Examine how shipping costs vary across different routes for each transportation mode.

In [None]:
# Analyze costs by route and transportation mode
route_analysis = df.groupby(['Routes', 'Transportation modes']).agg({
    'Shipping costs': 'mean',
    'SKU': 'count'
}).round(2)

route_analysis.columns = ['Avg_Shipping_Cost', 'Shipment_Count']
route_analysis = route_analysis.reset_index()
print("\nShipping Cost by Route and Transportation Mode:")
print(route_analysis)

In [None]:
# Visualization 2: Heatmap of shipping costs by route and mode
pivot_data = route_analysis.pivot(index='Routes', 
                                   columns='Transportation modes', 
                                   values='Avg_Shipping_Cost')

plt.figure(figsize=(10, 6))
sns.heatmap(pivot_data, annot=True, fmt='.2f', cmap='RdYlGn_r', 
            cbar_kws={'label': 'Average Shipping Cost ($)'},
            linewidths=0.5, linecolor='gray')
plt.title('Average Shipping Costs: Routes vs Transportation Modes', fontsize=14, fontweight='bold')
plt.xlabel('Transportation Mode', fontsize=12)
plt.ylabel('Route', fontsize=12)
plt.tight_layout()
plt.savefig('../img/route_mode_heatmap.png', dpi=300, bbox_inches='tight')
plt.show()


## Key Findings

Based on this analysis:

1. **Transportation Mode Efficiency**: The data reveals significant variation in average shipping costs across transportation modes, with some modes offering better cost-time tradeoffs.

2. **Route Optimization Opportunities**: Certain route-mode combinations show notably higher or lower costs, suggesting opportunities for route optimization.

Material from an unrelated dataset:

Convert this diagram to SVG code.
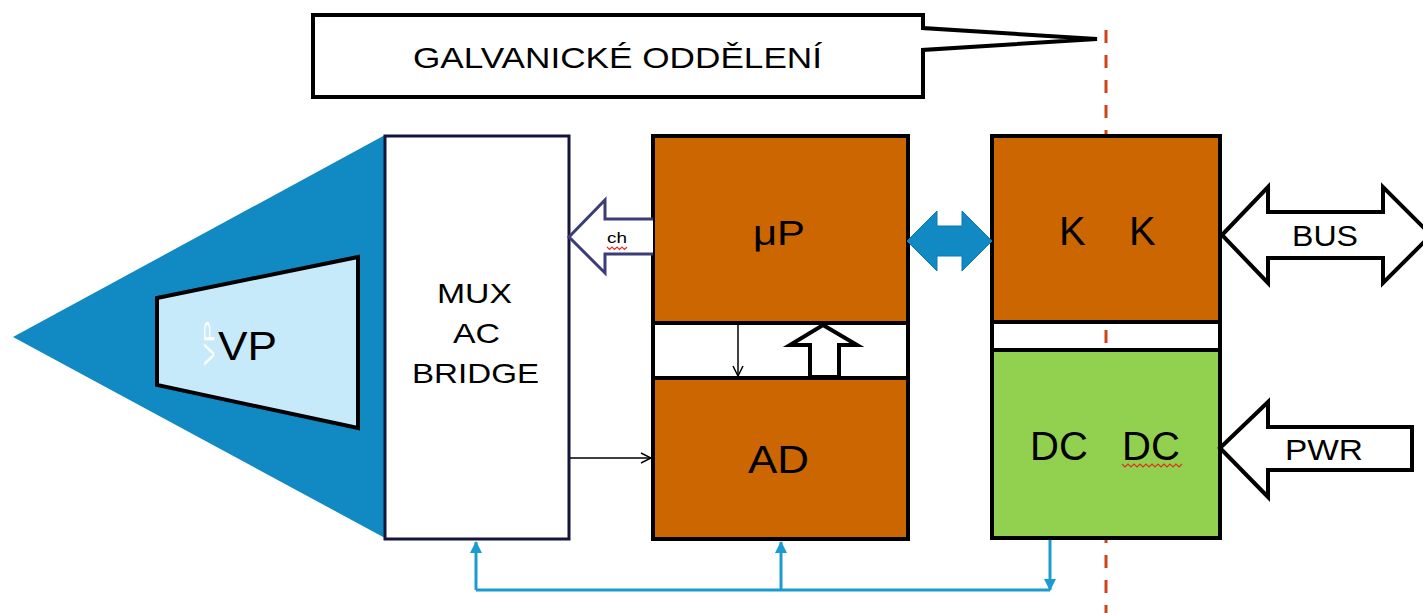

3. **Decision Support**: Supply chain managers can use these visualizations to:
   - Identify overpaying scenarios (high cost, slow delivery)
   - Compare alternative shipping strategies
   - Negotiate better rates with carriers on specific routes

These insights directly support User Story 1 by enabling filtering and comparison of shipping methods to identify cost-effective options.